Wills probably didn’t know that the target of his message, Arthur Gregg Sulzberger, the 25-year-old son of New York Times publisher Arthur Ochs Sulzberger Jr., is part of a publishing dynasty that has faced requests to suppress information in matters ranging from the Bay of Pigs to the Pentagon Papers. (As it turned out, Sulzberger’s May 2005 piece on the Narragansett Lions, one of the largest such clubs in the country, highlighted the Lions’ considerable civic and charitable efforts, and didn’t mention the absence of women until the 16th paragraph.)
The Brown University graduate is just one of a number of talented young Providence Journal reporters in their 20s, many of whom, like their predecessors, will eventually move on to bigger papers and brighter destinations. The difference in Sulzberger’s case, of course, is that he might ultimately ascend to the top job at the New York Times. The chance to plow Rhode Island’s fertile journalistic terrain with such anonymity seems ideally suited for Sulzberger, a skilled reporter uncomfortable with public attention who has built a reputation as a well-liked, curious, hard-working, and unassuming young man. “The kid is not at all a prima donna,” says veteran political reporter Scott MacKay. “We’ve gotten kids here over the years with the same educational background, genius-types who think they know everything. He is really about making it on his own and being his own guy. You have to respect that.”
As the direct descendant of four previous Times publishers (his great-great-grandfather was the iconic Adolph S. Ochs, who rescued the Times from failure and established its stellar reputation), Sulzberger was born to be in the public eye. His August 1980 birth to Arthur O. Sulzberger Jr. and reporter-turned-artist Gail Gregg was announced in the Times — in a story headlined SULZBERGERS HAVE SON — even though the paper had long since stopped publishing birth announcements (sister Annie was born two years later). As Alex S. Jones and Susan E. Tifft recount in The Trust: The Private and Powerful Family Behind The New York Times (Little, Brown and Company, 1999), “When the New York Post scored the Times for singling out a family member for special treatment, the Times countered that it considered the birth ‘news.’”
After a summer 2002 internship at the Times-owned Press Democrat in Santa Rosa, California, young Sulzberger graduated from Brown, where he concentrated in political science, and joined the Journal as a two-year reporter-intern in mid 2004.
In a move to shore up the ProJo’s staffing, he was among six reporter-interns whose jobs were made permanent when the intern program was suspended in January. He probably makes somewhere in the neighborhood of the $44,000 earned by a first-year Journal staff reporter.
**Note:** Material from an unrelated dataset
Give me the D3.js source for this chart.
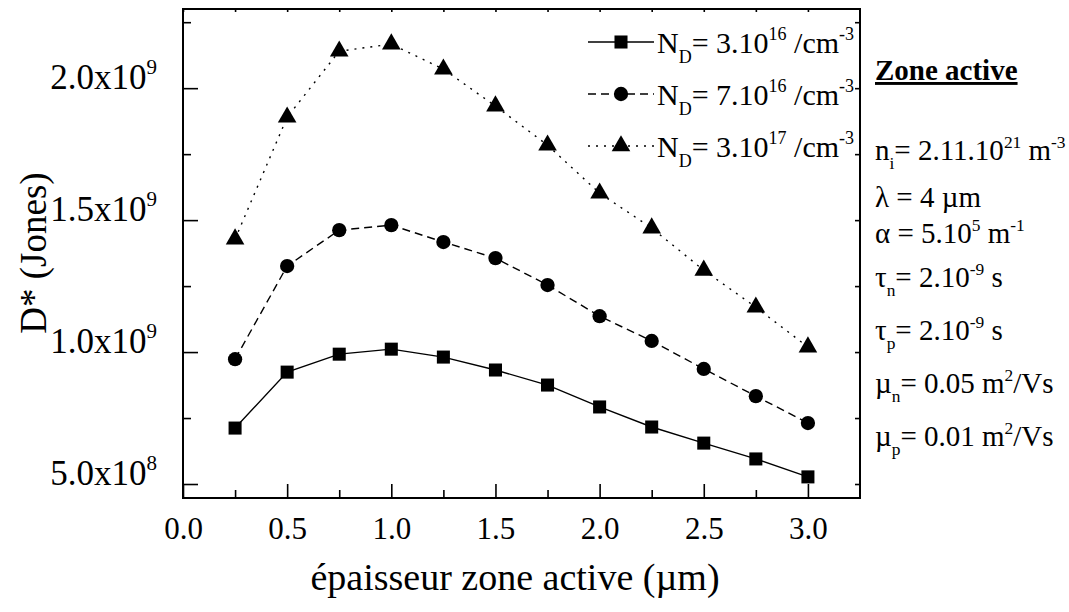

Media critic Ben Bagdikian, who reported for the Providence Journal in the mid-20th century, recalls how some publishing families sent their heirs to the paper for seasoning, “because it was a place where people did a lot of shoe-leather reporting, covering municipal courts and municipal meetings, and having close supervision. It was considered a place where you would learn thorough reporting, because at that time, unlike the present, the Journal had 16 bureaus in the state of Rhode Island. We got neurotic if we missed a drunken-driving charge in Kingston.”
Despite years of cost-cutting measures, the Journal retains enough of its strong journalistic tradition to compare favorably with newspapers of similar size, and even some larger ones. So it should come as no surprise that the Brown graduate — whose father and paternal grandfather, Arthur “Punch” Sulzberger, cut their teeth at smaller papers away from New York — would alight there.
Reporter Tracy Breton, a member of the ProJo’s four-person investigative team, recommended Sulzberger for the paper after he impressed her as a student in the advanced feature-writing class she teaches at Brown. “He’s a very understated type of guy,” she says. “You wouldn’t know that he’s from the family that, you know, whose father is the publisher of the New York Times. He has this very nice way of talking with people and getting them to feel comfortable with him. He’s very curious about a lot of issues. He was hard-working as a student” — pursuing extra interviews for a pass-fail assignment, for example, when many of his peers were partying during senior week — “and I think he brings that into the work that he does at the paper.”